4. Looking at the mystery of the Blessed Virgin's Assumption, we can
understand the plan of divine Providence plan for humanity: after
Christ, the Incarnate Word, Mary is the first human being to achieve the
eschatological ideal, anticipating the fullness of happiness promised to
the elect through the resurrection of the body.
In the Assumption of the Blessed Virgin we can also see the divine
will to advance woman.
In a way analogous to what happened at the beginning of the human
race and of salvation history, in God's plan the eschatological ideal
was not to be revealed in an individual, but in a couple. Thus in
heavenly glory, beside the risen Christ there is a woman who has been
raised up, Mary: the new Adam and the new Eve, the first-fruits of the
general resurrection of the bodies of all humanity.
The eschatological conditions of Christ and Mary should not, of
course, be put on the same level. Mary, the new Eve, received from
Christ, the new Adam, the fullness of grace and heavenly glory, having
been raised through the Holy Spirit by the sovereign power of the Son.

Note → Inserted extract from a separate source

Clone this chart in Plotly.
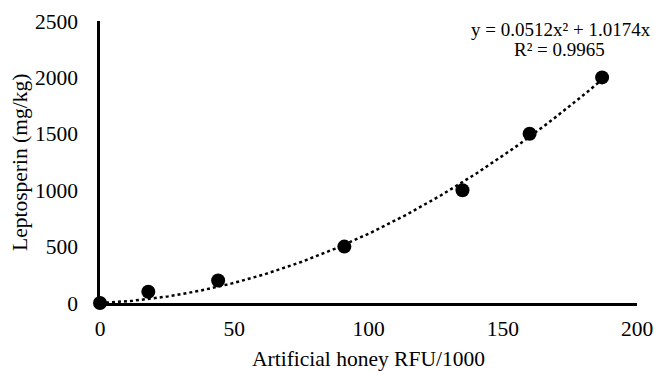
import numpy as np
import plotly.graph_objects as go

# Data
x_rfu = [0, 18, 44, 91, 135, 160, 187]
y_lepto = [0, 100, 200, 500, 1000, 1500, 2000]
coef_a = 0.0512
coef_b = 1.0174
eq_text = "y = 0.0512x² + 1.0174x"
r2_text = "R² = 0.9965"
x_title = "Artificial honey RFU/1000"
y_title = "Leptosperin (mg/kg)"
x_ticks = [0, 50, 100, 150, 200]
y_ticks = [0, 500, 1000, 1500, 2000, 2500]

FONT = "Times New Roman, Liberation Serif, serif"
W, H = 654, 371
ML, MR, MT, MB = 100, 17, 21, 68
PW, PH = W - ML - MR, H - MT - MB

def px(xp):
    return (xp - ML) / PW

def py(yp):
    return (H - MB - yp) / PH

xt = np.linspace(0, max(x_rfu), 200)
yt = coef_a * xt**2 + coef_b * xt

fig = go.Figure()
fig.add_trace(go.Scatter(x=xt, y=yt, mode="lines",
                         line=dict(color="black", width=2.5, dash="dot"),
                         hoverinfo="skip", showlegend=False, cliponaxis=False))
fig.add_trace(go.Scatter(x=x_rfu, y=y_lepto, mode="markers",
                         marker=dict(color="black", size=14),
                         showlegend=False, cliponaxis=False))

fig.add_annotation(x=px(561), y=py(29), xref="paper", yref="paper", text=eq_text,
                   showarrow=False, xanchor="center", yanchor="middle",
                   font=dict(family=FONT, size=19, color="black"))
fig.add_annotation(x=px(559), y=py(49), xref="paper", yref="paper", text=r2_text,
                   showarrow=False, xanchor="center", yanchor="middle",
                   font=dict(family=FONT, size=19, color="black"))
fig.add_annotation(x=px(368), y=py(359), xref="paper", yref="paper", text=x_title,
                   showarrow=False, xanchor="center", yanchor="middle",
                   font=dict(family=FONT, size=21.5, color="black"))
fig.add_annotation(x=px(20), y=py(163), xref="paper", yref="paper", text=y_title,
                   showarrow=False, xanchor="center", yanchor="middle", textangle=-90,
                   font=dict(family=FONT, size=21.5, color="black"))

fig.update_layout(
    width=W, height=H,
    margin=dict(l=ML, r=MR, t=MT, b=MB),
    paper_bgcolor="white", plot_bgcolor="white",
    font=dict(family=FONT, size=21.5, color="black"),
    xaxis=dict(range=[0, 200], tickvals=x_ticks, showgrid=False, zeroline=False,
               showline=True, linecolor="black", linewidth=2.5,
               ticks="", ticklabelstandoff=4, automargin=False),
    yaxis=dict(range=[0, 2500], tickvals=y_ticks, showgrid=False, zeroline=False,
               showline=True, linecolor="black", linewidth=2.5,
               ticks="", ticklabelstandoff=15, automargin=False),
)

fig.write_html("out.html", config={"displayModeBar": False},
               post_script="document.body.style.margin='0px';document.body.style.overflow='hidden';")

The Assumption shows the value of the human body
5. Despite their brevity, these notes enable us to show clearly that
Mary's Assumption reveals the nobility and dignity of the human body.
In the face of the profanation and debasement to which modern society
frequently subjects the female body, the mystery of the Assumption
proclaims the supernatural destiny and dignity of every human body,
called by the Lord to become an instrument of holiness and to share in
Mary entered into glory because she welcomed the Son of God in her
virginal womb and in her heart. By looking at her, the Christian learns
to discover the value of his own body and to guard it as a temple of
God, in expectation of the resurrection.
The Assumption, a privilege granted to the Mother of God, thus has
immense value for the life and destiny of humanity.